Records for the task:
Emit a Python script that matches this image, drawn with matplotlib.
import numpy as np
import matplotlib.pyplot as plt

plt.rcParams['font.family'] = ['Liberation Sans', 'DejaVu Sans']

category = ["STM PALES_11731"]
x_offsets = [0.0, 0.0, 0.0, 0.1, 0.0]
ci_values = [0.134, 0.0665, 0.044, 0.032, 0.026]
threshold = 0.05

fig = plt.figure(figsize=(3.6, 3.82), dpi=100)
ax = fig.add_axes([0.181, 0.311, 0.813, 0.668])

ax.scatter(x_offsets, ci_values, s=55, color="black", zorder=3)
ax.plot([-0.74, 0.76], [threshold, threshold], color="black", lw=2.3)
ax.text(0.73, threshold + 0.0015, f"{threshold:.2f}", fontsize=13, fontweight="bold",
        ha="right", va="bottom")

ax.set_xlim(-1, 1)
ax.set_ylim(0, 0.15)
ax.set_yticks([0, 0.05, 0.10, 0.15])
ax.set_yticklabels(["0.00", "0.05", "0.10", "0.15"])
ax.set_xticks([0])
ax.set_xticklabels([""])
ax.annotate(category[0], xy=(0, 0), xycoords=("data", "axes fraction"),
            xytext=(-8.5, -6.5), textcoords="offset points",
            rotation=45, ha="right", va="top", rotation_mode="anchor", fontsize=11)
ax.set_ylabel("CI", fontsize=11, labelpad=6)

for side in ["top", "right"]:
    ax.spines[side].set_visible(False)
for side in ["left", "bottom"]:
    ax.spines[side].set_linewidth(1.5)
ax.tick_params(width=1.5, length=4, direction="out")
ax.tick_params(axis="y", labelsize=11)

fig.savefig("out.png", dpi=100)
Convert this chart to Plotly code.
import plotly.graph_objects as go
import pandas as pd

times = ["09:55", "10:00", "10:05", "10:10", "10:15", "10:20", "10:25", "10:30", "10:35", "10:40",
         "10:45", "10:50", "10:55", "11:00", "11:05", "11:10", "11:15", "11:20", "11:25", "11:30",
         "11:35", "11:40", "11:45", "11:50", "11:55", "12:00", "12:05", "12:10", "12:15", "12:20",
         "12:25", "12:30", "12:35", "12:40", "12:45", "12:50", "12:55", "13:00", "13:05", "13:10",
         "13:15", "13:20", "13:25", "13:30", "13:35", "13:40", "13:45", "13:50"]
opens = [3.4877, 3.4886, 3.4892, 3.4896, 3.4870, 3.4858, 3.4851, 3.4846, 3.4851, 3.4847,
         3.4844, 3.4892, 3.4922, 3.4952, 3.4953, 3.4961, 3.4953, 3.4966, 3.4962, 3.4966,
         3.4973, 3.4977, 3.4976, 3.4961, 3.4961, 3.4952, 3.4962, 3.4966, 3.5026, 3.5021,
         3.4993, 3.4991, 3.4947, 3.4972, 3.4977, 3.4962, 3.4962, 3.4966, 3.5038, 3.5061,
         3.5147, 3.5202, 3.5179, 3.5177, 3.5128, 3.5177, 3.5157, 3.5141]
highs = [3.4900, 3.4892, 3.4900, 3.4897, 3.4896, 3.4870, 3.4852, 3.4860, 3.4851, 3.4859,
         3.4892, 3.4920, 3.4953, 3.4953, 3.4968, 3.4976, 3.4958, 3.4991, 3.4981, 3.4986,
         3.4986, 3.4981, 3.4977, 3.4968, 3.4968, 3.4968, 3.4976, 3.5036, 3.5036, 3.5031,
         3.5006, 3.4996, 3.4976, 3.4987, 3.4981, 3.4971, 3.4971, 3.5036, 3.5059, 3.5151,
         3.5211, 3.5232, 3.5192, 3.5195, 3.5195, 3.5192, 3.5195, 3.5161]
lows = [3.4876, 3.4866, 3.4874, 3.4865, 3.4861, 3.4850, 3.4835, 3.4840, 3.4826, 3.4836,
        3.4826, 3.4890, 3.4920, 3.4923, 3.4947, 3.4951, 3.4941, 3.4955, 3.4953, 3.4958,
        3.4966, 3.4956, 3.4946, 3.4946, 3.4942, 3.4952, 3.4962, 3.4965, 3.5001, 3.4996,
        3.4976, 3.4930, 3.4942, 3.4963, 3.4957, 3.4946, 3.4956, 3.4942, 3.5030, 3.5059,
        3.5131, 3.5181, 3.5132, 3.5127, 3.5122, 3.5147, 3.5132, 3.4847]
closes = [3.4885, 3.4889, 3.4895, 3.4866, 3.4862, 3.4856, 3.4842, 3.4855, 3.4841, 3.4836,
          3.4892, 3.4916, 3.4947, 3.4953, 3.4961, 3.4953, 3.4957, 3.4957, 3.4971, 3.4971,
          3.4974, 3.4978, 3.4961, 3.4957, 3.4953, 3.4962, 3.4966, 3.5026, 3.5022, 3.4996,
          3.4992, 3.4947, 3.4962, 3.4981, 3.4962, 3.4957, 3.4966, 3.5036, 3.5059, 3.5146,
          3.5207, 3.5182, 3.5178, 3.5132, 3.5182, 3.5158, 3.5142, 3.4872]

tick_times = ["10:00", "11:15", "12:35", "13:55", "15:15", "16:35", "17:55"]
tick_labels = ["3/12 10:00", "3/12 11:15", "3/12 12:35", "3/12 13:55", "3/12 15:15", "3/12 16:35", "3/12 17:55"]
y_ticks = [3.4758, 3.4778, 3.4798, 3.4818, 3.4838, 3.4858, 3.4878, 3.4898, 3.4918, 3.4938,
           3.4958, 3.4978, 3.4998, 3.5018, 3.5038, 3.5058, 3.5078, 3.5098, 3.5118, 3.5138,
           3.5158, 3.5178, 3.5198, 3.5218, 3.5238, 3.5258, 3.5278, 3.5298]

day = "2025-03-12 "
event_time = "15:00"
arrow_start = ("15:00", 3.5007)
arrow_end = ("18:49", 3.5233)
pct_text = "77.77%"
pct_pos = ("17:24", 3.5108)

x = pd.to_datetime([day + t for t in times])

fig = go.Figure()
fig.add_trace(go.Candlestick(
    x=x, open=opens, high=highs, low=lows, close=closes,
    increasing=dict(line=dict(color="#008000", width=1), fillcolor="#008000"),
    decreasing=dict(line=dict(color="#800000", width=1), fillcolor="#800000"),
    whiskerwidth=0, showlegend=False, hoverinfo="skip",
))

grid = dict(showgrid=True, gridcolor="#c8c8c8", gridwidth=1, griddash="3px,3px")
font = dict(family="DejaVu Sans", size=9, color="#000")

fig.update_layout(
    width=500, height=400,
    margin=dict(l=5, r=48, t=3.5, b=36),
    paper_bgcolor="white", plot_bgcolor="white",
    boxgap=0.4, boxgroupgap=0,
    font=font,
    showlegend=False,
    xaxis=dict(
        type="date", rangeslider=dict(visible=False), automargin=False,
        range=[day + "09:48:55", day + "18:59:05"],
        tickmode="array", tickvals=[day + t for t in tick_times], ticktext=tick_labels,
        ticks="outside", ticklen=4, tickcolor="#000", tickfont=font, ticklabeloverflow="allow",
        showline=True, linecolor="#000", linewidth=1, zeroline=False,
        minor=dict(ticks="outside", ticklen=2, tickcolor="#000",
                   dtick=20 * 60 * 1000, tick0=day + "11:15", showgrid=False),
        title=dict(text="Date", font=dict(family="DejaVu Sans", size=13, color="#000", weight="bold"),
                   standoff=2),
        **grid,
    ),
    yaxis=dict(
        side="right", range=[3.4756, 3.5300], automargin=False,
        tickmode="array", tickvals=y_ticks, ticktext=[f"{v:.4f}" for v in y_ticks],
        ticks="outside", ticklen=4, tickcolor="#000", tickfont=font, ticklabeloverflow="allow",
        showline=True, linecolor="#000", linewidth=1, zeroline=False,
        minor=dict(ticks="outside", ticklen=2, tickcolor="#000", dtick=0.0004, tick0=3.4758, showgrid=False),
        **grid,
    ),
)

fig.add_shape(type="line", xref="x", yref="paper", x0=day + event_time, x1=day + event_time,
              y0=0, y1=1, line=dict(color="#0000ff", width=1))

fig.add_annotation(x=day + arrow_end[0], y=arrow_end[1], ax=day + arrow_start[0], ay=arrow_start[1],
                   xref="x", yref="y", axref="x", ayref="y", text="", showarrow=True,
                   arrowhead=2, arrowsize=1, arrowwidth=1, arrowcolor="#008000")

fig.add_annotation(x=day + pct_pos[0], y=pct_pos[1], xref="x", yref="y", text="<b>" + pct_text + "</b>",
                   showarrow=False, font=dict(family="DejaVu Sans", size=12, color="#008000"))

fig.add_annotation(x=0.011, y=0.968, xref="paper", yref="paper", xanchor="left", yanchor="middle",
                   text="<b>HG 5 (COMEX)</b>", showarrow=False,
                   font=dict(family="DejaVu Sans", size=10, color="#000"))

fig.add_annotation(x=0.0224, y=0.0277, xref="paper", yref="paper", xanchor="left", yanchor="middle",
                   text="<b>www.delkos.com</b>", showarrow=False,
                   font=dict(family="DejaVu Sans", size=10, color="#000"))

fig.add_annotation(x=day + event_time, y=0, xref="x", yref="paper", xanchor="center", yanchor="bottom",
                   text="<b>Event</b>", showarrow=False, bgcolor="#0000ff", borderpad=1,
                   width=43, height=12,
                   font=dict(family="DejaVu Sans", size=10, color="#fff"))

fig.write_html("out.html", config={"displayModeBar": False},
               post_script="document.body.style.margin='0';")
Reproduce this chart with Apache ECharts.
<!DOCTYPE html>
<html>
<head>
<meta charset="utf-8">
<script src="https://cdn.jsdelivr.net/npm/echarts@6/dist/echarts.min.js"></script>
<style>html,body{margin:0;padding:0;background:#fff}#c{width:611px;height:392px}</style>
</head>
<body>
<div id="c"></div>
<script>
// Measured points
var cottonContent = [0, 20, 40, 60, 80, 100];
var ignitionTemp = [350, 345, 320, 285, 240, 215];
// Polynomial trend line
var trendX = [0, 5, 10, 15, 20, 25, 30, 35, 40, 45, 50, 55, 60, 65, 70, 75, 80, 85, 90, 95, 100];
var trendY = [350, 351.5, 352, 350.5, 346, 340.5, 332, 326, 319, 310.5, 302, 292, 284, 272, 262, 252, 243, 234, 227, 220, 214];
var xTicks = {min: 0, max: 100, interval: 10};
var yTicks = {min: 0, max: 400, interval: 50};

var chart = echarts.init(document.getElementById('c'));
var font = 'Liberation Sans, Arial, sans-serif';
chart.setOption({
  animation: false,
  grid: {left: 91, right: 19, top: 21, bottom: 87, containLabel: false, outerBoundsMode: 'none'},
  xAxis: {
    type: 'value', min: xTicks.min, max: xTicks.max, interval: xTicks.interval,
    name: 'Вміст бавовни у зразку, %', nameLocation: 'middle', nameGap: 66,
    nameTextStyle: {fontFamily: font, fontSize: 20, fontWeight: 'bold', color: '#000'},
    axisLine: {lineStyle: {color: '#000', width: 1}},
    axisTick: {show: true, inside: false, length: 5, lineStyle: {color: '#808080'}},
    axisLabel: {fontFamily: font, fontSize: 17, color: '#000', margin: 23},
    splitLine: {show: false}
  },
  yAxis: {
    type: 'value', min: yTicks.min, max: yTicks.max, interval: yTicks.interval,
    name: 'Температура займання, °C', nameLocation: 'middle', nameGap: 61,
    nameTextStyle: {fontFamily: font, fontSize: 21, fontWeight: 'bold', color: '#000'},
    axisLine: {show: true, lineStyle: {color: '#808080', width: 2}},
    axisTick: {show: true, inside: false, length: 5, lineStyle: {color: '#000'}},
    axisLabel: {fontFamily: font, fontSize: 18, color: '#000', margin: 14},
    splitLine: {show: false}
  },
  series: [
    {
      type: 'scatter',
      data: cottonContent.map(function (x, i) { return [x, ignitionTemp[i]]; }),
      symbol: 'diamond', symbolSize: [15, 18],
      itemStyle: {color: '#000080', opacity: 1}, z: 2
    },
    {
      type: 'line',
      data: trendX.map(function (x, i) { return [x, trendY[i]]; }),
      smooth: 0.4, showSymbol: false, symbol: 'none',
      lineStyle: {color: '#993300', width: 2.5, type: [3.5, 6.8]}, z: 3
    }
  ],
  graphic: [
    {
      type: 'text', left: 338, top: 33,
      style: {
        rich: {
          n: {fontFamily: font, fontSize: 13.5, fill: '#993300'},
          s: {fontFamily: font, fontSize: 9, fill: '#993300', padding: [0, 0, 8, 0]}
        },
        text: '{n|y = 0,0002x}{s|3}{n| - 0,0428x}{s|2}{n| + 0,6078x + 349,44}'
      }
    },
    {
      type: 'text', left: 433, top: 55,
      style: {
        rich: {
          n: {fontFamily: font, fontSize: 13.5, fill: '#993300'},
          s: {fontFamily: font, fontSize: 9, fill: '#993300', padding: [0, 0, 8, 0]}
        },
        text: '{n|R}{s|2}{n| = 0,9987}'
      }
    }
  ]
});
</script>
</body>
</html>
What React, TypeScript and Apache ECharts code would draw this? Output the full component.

Problem details:
Write out again, exactly, the lines from the start of the entries up to and including the one with "import pandas as pd". Nothing else belongs in the reply.

Finished answer:
Emit a Python script that matches this image, drawn with matplotlib.
import numpy as np
import matplotlib.pyplot as plt

plt.rcParams['font.family'] = ['Liberation Sans', 'DejaVu Sans']

category = ["STM PALES_11731"]
x_offsets = [0.0, 0.0, 0.0, 0.1, 0.0]
ci_values = [0.134, 0.0665, 0.044, 0.032, 0.026]
threshold = 0.05

fig = plt.figure(figsize=(3.6, 3.82), dpi=100)
ax = fig.add_axes([0.181, 0.311, 0.813, 0.668])

ax.scatter(x_offsets, ci_values, s=55, color="black", zorder=3)
ax.plot([-0.74, 0.76], [threshold, threshold], color="black", lw=2.3)
ax.text(0.73, threshold + 0.0015, f"{threshold:.2f}", fontsize=13, fontweight="bold",
        ha="right", va="bottom")

ax.set_xlim(-1, 1)
ax.set_ylim(0, 0.15)
ax.set_yticks([0, 0.05, 0.10, 0.15])
ax.set_yticklabels(["0.00", "0.05", "0.10", "0.15"])
ax.set_xticks([0])
ax.set_xticklabels([""])
ax.annotate(category[0], xy=(0, 0), xycoords=("data", "axes fraction"),
            xytext=(-8.5, -6.5), textcoords="offset points",
            rotation=45, ha="right", va="top", rotation_mode="anchor", fontsize=11)
ax.set_ylabel("CI", fontsize=11, labelpad=6)

for side in ["top", "right"]:
    ax.spines[side].set_visible(False)
for side in ["left", "bottom"]:
    ax.spines[side].set_linewidth(1.5)
ax.tick_params(width=1.5, length=4, direction="out")
ax.tick_params(axis="y", labelsize=11)

fig.savefig("out.png", dpi=100)
Convert this chart to Plotly code.
import plotly.graph_objects as go
import pandas as pd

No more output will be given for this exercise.